Consider the following:

t = (1, 2) # a Tuple{Int64, Int64}
@code_llvm identity(t)
@code_llvm Tuple{Int64, Int64}(t)
@code_llvm convert(Tuple{Int64, Int64}, t)

The LLVM for all of these is the same (apart from the definition name):

define void @jlsys_convert_61082([2 x i64] addrspace(11)* noalias nocapture sret, %jl_value_t addrspace(10)*, [2 x i64] addrspace(11)* nocapture readonly dereferenceable(16)) #0 !dbg !5 {
top:
  %3 = bitcast [2 x i64] addrspace(11)* %2 to i8 addrspace(11)*
  %4 = bitcast [2 x i64] addrspace(11)* %0 to i8 addrspace(11)*
  call void @llvm.memcpy.p11i8.p11i8.i32(i8 addrspace(11)* %4, i8 addrspace(11)* %3, i32 16, i32 1, i1 false)
  ret void
}

I would have expected this to be a no-op, as it is for Float64, Array, etc., but there’s an llvm.memcpy. Is this a performance bug, or is this copy necessary somehow? If the latter is the case (which would be weird to me, since Tuples are immutable), is there a way to elide the copy in convert calls?

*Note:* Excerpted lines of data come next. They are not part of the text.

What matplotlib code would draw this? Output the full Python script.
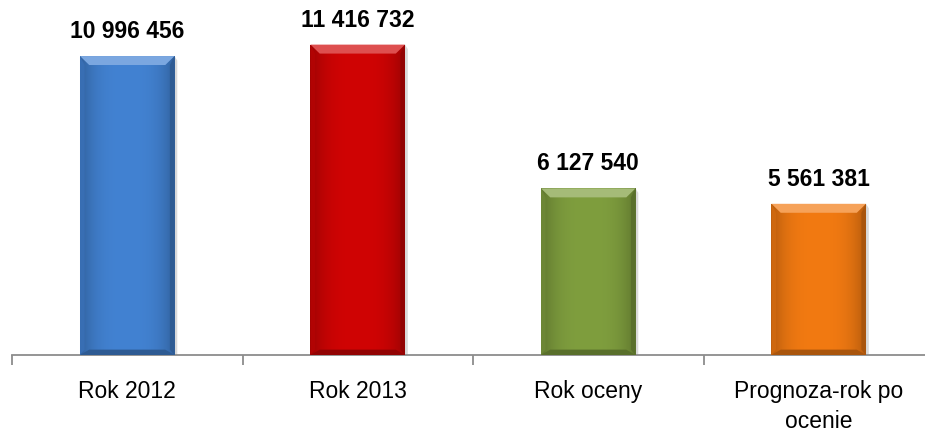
import matplotlib.pyplot as plt
import numpy as np
from matplotlib.patches import Polygon
from matplotlib.colors import to_rgb

# dane
categories = ["Rok 2012", "Rok 2013", "Rok oceny", "Prognoza-rok po\nocenie"]
values = [10996456, 11416732, 6127540, 5561381]
value_labels = ["10 996 456", "11 416 732", "6 127 540", "5 561 381"]
colors = ["#4282D2", "#D00404", "#7F9E3E", "#F27A12"]

plt.rcParams['font.family'] = ['Liberation Sans', 'DejaVu Sans']

fig = plt.figure(figsize=(9.25, 4.32), dpi=100)
# os rozciaga sie poza prawa krawedz jak w oryginale
ax = fig.add_axes([12/925, 77/432, 922/925, 345/432])

x = np.arange(len(categories))
bars = ax.bar(x, values, width=0.41, color=colors, zorder=3)

ax.set_xlim(-0.5, 3.5)
ax.set_ylim(0, 12.69e6)


def mix(c, other, t):
    c = np.array(to_rgb(c))
    return tuple(c * (1 - t) + np.array(other) * t)


# efekt "bevel" na slupkach
bx = 0.04    # szerokosc skosu w jednostkach x
by = 3.3e5   # wysokosc skosu w jednostkach y
for b, c in zip(bars, colors):
    x0, w, h = b.get_x(), b.get_width(), b.get_height()
    x1 = x0 + w
    # gradient poziomy (ciemniejsze krawedzie)
    t = np.linspace(-1, 1, 60)
    shade = np.abs(t) ** 3
    img = np.array([[mix(c, (0, 0, 0), 0.25 * s) for s in shade]])
    im = ax.imshow(img, extent=[x0, x1, 0, h], aspect='auto', zorder=4,
                   interpolation='bilinear')
    im.set_clip_path(b)
    # gorny skos - jasniejszy
    ax.add_patch(Polygon([(x0, h), (x1, h), (x1 - bx, h - by), (x0 + bx, h - by)],
                         closed=True, color=mix(c, (1, 1, 1), 0.3), lw=0, zorder=5))
    # dolny skos - ciemniejszy
    ax.add_patch(Polygon([(x0, 0), (x1, 0), (x1 - bx, by * 0.6), (x0 + bx, by * 0.6)],
                         closed=True, color=mix(c, (0, 0, 0), 0.3), lw=0, zorder=5))
    # boczne skosy
    ax.add_patch(Polygon([(x0, 0), (x0 + bx * 0.5, by * 0.6), (x0 + bx * 0.5, h - by), (x0, h)],
                         closed=True, color=mix(c, (0, 0, 0), 0.15), lw=0, zorder=5))
    ax.add_patch(Polygon([(x1, 0), (x1 - bx * 0.5, by * 0.6), (x1 - bx * 0.5, h - by), (x1, h)],
                         closed=True, color=mix(c, (0, 0, 0), 0.3), lw=0, zorder=5))
    # cien
    ax.add_patch(Polygon([(x1, 0), (x1 + 0.012, 0), (x1 + 0.012, h - by * 0.5), (x1, h)],
                         closed=True, color=(0.85, 0.85, 0.85), lw=0, zorder=2))

# etykiety wartosci
for xi, v, lab in zip(x, values, value_labels):
    ax.annotate(lab, (xi, v), xytext=(0, 13), textcoords='offset points',
                ha='center', va='baseline', fontsize=16.5, fontweight='bold')

# osie
for s in ['left', 'right', 'top']:
    ax.spines[s].set_visible(False)
ax.spines['bottom'].set_color('#8C8C8C')
ax.spines['bottom'].set_linewidth(1.3)
ax.set_yticks([])
ax.set_xticks(x)
ax.set_xticklabels(categories, fontsize=16.5, linespacing=1.4)
ax.tick_params(axis='x', which='major', length=0, pad=18)
ax.set_xticks([-0.5, 0.5, 1.5, 2.5, 3.5], minor=True)
ax.tick_params(axis='x', which='minor', length=7, width=1.3, color='#8C8C8C')

fig.savefig("out.png", dpi=100)
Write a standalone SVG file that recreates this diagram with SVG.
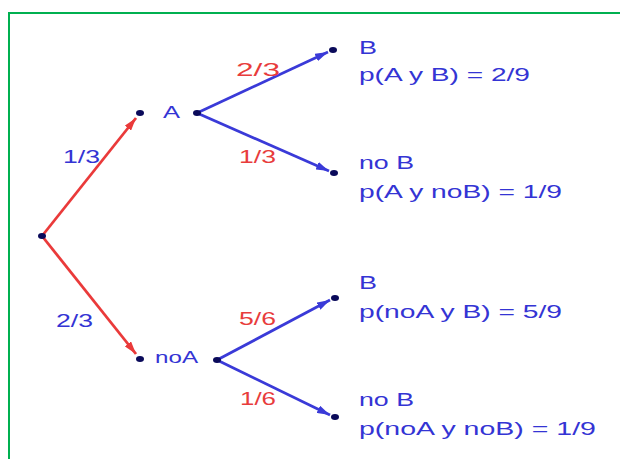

The native code (that actually is run) just does two moves. Also, if you use the tuple for something, these moves are elided:

julia> getfirst(t) = (a = identity(t); a[1])
getfirst (generic function with 1 method)


julia> @code_llvm getfirst((1,2))

define i64 @julia_getfirst_60706([2 x i64]* nocapture readonly dereferenceable(16)) #0 !dbg !5 {
top:
  %1 = getelementptr inbounds [2 x i64], [2 x i64]* %0, i64 0, i64 0
  %2 = load i64, i64* %1, align 8
  ret i64 %2

I see, thank you. That explains these surprising benchmark results:

using StaticArrays, BenchmarkTools
@benchmark 1 * identity(x) setup = x = rand(SMatrix{3, 3})
@benchmark identity(x) setup = x = rand(SMatrix{3, 3})

which resulted in a time of 3.271 ns for the first and 9.493 ns for the second. So I guess it just doesn’t make sense to benchmark/analyze methods that are essentially identity by themselves (out of context).